++++ THE DATA

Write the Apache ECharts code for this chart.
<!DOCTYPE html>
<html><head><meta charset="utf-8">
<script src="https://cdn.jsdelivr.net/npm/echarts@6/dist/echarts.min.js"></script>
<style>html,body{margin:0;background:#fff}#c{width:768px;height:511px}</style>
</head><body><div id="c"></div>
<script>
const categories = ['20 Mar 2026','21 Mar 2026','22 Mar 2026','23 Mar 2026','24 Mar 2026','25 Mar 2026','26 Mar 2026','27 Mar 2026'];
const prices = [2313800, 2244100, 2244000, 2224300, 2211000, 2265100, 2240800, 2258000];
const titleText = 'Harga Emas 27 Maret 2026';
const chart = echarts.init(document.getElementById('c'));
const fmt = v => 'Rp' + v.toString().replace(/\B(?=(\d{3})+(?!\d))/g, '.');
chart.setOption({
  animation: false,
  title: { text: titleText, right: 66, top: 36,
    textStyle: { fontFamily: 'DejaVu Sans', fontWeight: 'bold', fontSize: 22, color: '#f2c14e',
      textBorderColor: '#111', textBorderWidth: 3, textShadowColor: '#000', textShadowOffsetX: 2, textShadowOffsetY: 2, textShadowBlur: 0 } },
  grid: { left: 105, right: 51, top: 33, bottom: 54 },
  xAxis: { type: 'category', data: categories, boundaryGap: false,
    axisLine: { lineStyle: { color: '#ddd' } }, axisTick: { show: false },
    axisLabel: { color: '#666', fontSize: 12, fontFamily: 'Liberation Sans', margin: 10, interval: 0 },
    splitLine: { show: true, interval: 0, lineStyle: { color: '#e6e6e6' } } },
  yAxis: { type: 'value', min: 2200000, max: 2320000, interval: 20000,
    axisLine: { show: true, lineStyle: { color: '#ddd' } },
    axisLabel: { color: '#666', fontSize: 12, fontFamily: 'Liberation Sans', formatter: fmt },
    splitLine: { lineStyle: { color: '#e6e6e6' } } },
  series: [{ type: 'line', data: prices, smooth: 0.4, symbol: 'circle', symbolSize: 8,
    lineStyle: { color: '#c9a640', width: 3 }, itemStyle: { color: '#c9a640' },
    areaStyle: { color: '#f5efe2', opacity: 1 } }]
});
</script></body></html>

++++++++
++++ THE DATA

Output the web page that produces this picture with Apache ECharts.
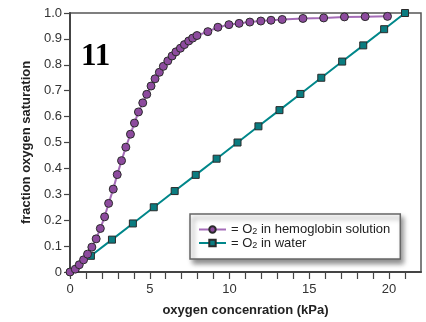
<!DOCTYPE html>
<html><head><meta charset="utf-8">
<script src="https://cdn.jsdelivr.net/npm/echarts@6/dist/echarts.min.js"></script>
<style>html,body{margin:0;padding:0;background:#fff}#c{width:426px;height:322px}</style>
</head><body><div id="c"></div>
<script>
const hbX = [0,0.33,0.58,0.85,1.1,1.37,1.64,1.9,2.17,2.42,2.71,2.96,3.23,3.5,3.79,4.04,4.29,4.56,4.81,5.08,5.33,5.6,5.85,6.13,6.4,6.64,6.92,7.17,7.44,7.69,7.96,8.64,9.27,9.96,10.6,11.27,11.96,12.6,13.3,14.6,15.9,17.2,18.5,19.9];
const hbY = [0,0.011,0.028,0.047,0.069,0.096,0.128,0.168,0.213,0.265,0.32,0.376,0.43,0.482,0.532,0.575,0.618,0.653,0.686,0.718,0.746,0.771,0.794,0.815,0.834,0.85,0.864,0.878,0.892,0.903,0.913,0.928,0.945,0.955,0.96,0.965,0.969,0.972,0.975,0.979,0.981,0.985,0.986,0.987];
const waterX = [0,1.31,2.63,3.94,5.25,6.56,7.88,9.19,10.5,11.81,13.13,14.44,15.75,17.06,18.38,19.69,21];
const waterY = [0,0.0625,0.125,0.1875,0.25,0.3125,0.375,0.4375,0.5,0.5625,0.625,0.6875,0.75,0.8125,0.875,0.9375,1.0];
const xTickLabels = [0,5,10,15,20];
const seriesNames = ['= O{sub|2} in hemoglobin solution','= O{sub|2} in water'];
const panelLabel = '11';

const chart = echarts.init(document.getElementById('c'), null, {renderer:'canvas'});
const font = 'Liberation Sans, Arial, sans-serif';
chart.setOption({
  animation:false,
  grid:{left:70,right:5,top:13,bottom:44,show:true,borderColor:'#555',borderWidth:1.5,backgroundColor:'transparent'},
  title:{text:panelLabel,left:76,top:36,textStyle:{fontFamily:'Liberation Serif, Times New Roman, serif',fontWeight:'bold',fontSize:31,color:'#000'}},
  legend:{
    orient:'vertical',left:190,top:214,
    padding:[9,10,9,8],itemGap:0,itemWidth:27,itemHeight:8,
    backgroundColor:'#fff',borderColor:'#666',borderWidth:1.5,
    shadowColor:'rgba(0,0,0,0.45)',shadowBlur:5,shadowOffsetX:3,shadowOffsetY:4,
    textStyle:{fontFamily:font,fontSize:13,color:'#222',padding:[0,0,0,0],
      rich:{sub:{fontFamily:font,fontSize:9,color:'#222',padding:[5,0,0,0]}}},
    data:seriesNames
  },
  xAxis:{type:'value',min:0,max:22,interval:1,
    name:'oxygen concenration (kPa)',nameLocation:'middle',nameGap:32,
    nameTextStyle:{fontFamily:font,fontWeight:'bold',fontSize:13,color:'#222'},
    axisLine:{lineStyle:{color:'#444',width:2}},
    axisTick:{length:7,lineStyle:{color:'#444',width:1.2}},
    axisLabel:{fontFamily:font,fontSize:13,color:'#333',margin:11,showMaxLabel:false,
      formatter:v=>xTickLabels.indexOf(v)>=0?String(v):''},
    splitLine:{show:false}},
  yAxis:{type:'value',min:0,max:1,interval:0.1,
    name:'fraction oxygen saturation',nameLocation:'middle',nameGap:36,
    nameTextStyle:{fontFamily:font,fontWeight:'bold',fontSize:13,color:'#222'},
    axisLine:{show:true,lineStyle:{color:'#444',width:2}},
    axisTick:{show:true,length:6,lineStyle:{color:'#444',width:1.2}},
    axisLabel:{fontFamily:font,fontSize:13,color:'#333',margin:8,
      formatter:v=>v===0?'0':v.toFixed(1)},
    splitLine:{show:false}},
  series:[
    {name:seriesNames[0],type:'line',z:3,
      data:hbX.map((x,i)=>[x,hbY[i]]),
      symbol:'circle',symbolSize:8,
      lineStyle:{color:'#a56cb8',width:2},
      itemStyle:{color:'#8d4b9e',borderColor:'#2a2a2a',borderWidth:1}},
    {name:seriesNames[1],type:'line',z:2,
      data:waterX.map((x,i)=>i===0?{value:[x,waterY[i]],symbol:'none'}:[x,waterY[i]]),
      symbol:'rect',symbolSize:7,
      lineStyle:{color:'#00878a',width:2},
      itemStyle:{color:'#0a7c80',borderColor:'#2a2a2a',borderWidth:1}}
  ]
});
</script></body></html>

++++++++
++++ THE DATA

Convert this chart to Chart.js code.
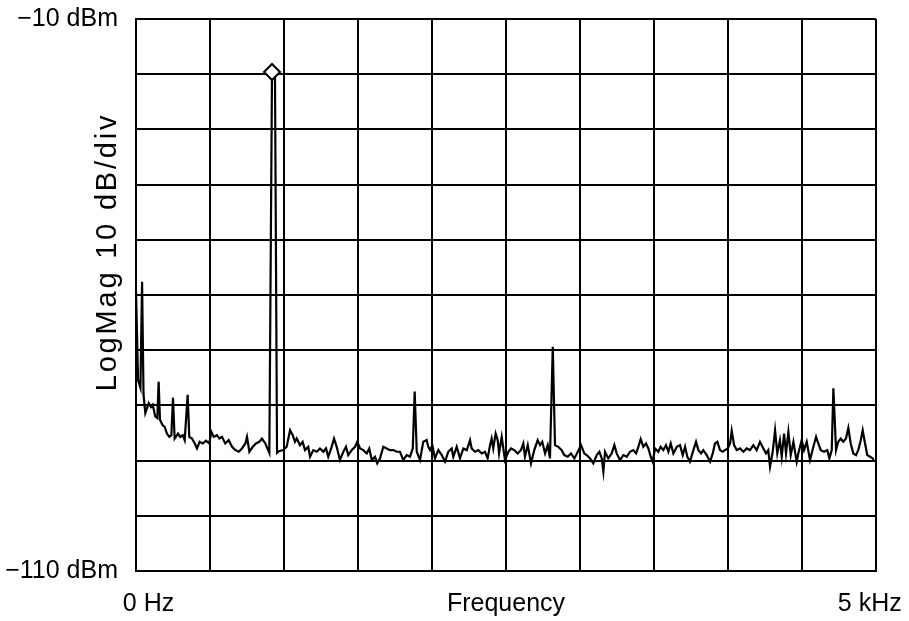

++++++++

** SHORT EXERCISE **
Leaving out the pictures, extract the stretch from the line holding "Output the web" through the line holding "const panelLabel = '11';", word for word.

** RESPONSE **
Output the web page that produces this picture with Apache ECharts.
<!DOCTYPE html>
<html><head><meta charset="utf-8">
<script src="https://cdn.jsdelivr.net/npm/echarts@6/dist/echarts.min.js"></script>
<style>html,body{margin:0;padding:0;background:#fff}#c{width:426px;height:322px}</style>
</head><body><div id="c"></div>
<script>
const hbX = [0,0.33,0.58,0.85,1.1,1.37,1.64,1.9,2.17,2.42,2.71,2.96,3.23,3.5,3.79,4.04,4.29,4.56,4.81,5.08,5.33,5.6,5.85,6.13,6.4,6.64,6.92,7.17,7.44,7.69,7.96,8.64,9.27,9.96,10.6,11.27,11.96,12.6,13.3,14.6,15.9,17.2,18.5,19.9];
const hbY = [0,0.011,0.028,0.047,0.069,0.096,0.128,0.168,0.213,0.265,0.32,0.376,0.43,0.482,0.532,0.575,0.618,0.653,0.686,0.718,0.746,0.771,0.794,0.815,0.834,0.85,0.864,0.878,0.892,0.903,0.913,0.928,0.945,0.955,0.96,0.965,0.969,0.972,0.975,0.979,0.981,0.985,0.986,0.987];
const waterX = [0,1.31,2.63,3.94,5.25,6.56,7.88,9.19,10.5,11.81,13.13,14.44,15.75,17.06,18.38,19.69,21];
const waterY = [0,0.0625,0.125,0.1875,0.25,0.3125,0.375,0.4375,0.5,0.5625,0.625,0.6875,0.75,0.8125,0.875,0.9375,1.0];
const xTickLabels = [0,5,10,15,20];
const seriesNames = ['= O{sub|2} in hemoglobin solution','= O{sub|2} in water'];
const panelLabel = '11';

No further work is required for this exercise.